Detailed investigation of capillary active insulation materials by 1H nuclear magnetic resonance (NMR) and thermogravimetric drying

Abstract

Capillary active interior insulation materials are an important and innovative approach to minimize energy losses of historical buildings. In an experimental setup, we investigate the development of moisture profiles under realistic boundary conditions to determine the liquid moisture conductivity for two different interior insulation materials. The moisture profiles were determined by destructive sample cutting with subsequent thermogravimetric drying as well as directly measured by the non-destructive method NMR, which has a higher spatial resolution and even enables repetitive measurements during the course of the experiments. We observed that the moisture profiles obtained from both methods showed good agreement, when compared at the low spatial resolution of sample cutting.
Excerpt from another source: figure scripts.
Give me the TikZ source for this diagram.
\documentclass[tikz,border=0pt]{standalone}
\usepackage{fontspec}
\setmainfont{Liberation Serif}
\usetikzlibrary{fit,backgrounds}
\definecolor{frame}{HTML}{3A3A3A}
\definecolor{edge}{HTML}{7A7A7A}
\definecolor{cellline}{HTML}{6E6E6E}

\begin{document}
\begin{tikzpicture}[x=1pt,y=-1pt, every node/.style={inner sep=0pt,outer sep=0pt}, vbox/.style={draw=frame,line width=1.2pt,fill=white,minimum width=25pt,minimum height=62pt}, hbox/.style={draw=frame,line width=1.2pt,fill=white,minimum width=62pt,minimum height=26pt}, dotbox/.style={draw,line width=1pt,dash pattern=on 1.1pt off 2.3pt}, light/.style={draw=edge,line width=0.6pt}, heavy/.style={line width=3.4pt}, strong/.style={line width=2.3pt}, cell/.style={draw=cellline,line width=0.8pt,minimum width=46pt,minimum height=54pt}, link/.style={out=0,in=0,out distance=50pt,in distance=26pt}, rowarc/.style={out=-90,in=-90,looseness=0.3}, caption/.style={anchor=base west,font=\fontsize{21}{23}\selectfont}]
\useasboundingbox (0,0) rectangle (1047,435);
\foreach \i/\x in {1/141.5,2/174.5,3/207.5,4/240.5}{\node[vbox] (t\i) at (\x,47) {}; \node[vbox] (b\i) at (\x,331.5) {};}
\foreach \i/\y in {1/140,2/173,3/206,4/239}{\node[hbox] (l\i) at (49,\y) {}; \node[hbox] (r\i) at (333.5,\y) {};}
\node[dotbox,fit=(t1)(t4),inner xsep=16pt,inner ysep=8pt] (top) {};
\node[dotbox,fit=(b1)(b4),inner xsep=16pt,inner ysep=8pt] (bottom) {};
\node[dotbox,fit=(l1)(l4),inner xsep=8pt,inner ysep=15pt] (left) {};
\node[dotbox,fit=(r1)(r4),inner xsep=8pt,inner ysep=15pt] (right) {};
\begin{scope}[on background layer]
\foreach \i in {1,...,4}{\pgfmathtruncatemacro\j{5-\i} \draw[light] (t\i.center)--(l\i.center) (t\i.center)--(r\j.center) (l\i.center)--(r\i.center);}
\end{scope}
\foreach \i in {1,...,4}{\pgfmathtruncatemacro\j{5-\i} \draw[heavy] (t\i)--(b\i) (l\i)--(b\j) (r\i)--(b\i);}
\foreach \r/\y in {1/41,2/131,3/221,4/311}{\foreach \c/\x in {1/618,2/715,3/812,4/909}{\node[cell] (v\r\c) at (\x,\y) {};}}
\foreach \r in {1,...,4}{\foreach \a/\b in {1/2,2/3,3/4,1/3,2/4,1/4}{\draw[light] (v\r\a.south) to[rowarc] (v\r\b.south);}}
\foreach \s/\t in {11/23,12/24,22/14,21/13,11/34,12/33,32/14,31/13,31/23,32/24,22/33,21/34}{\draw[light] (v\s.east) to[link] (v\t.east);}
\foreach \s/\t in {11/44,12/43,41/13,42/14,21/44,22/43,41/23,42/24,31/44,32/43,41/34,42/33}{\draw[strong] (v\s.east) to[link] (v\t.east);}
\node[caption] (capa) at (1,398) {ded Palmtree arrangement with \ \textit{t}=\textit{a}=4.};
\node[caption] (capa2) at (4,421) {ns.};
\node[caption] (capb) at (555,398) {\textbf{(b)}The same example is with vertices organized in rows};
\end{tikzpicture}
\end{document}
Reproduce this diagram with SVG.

This raises confidence in the method of simple mechanical sample cutting. In the next step, the liquid moisture conductivity was calculated using an inverse modelling approach based on both measured moisture profiles separately. Then, we compared the pore-size distributions of the investigated samples based on NMR T2-relaxation-time distributions, mercury intrusion porosimetry and indirect determination from pressure plate and sorption isotherm measurements. Moreover, the measured T2-relaxation-time distributions across the sample depth may give further insight into the saturation degree of the different pore sizes.